There’s an increasing tension in mainstream country music between sincerity and performance, between earnest emotion and slick, crowd-tested songwriting. Pratt, whose independent career has long been built around substance rather than spectacle, leans unapologetically into the former. And in doing so, he reminds listeners that simple images, a barn, a truck, the promise of good company, can still carry meaning when they’re drawn from lived experience rather than industry templates.

Personal Memory Meets Collective Symbol

The barn in “Red Barn” is not theoretical. Pratt has spoken about how the song conjured memories of his great-grandfather’s farm, a place embedded in family stories and local legacy. That anchoring memory is what makes the song feel lived-in, even as it plays with rural romance tropes. It’s not just about a rendezvous in the hayloft; it’s about the emotional pull of the places where we first felt freedom, curiosity, and belonging.

This subtle layering of personal meaning into mainstream-adjacent songwriting is what gives “Red Barn” its quiet power.

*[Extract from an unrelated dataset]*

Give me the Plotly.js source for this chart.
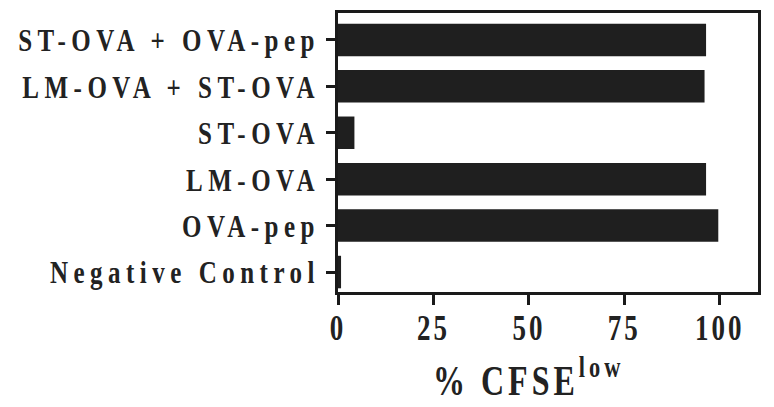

It doesn’t resist the familiar country narrative, it reclaims it. And it does so through an understated, but intentional, performance.

A Familiar Voice, A Comfortable Cadence

Pratt’s vocal delivery is marked by clarity and approachability. He doesn’t stretch for dramatics or vocal acrobatics. Instead, he opts for a conversational intimacy, the kind of voice you might expect from someone leaning against the tailgate at dusk, telling a story not for applause but for kinship.

He’s joined on harmonies by longtime collaborator Kate Szallar, whose warm alto rounds out the narrative with subtle chemistry. Their vocal partnership mirrors the song’s theme: familiarity, playfulness, and a deeper connection beneath surface-level charm.

Production That Lets the Story Breathe

Produced by Adam Ernst, who also plays every instrument on the track, and engineered by Douglas Kasper at Pittsburgh’s Tonic Studios, “Red Barn” benefits from production that feels both polished and restrained. There’s a careful balance of acoustic guitar textures, electric twang, and steady percussion, all of which support the vocal without overpowering it. The arrangement leaves space for the story to unfold, echoing the quiet openness of its rural setting.

It’s worth noting that Pratt has never been an artist to chase sonic trends. While some of his contemporaries fold pop and hip-hop aesthetics into their country foundations, Pratt sticks with more traditional roots, not out of stubbornness, but because that’s where his voice and spirit live most naturally.

The Dancefloor as Community

A line dance choreographed by Karen Zima is in the works for “Red Barn,” a detail that might seem promotional at first glance. But it’s also a reflection of how Pratt approaches music, not as a commodity, but as an invitation. A song that can be danced to becomes communal. It enters the collective memory not just as a stream or a download, but as movement, laughter, and shared space. That’s a kind of connection that transcends charts.

A Song of Sentiment, Not Sentimentality

In the end, “Red Barn” does something that many commercial country songs attempt but few achieve: it offers sentiment without slipping into sentimentality. It invites the listener into a space that feels real, even as it plays with familiar images. Pratt isn’t reinventing the wheel, he’s reminding us why the wheel mattered in the first place.

In an era where country artists often feel pressure to amplify, polish, or package every emotional beat, Gary Pratt’s “Red Barn” chooses a different route. It lingers, it recalls, it welcomes. And in doing so, it becomes something more than a flirtatious country single. It becomes a place we’ve all been, or long to return to.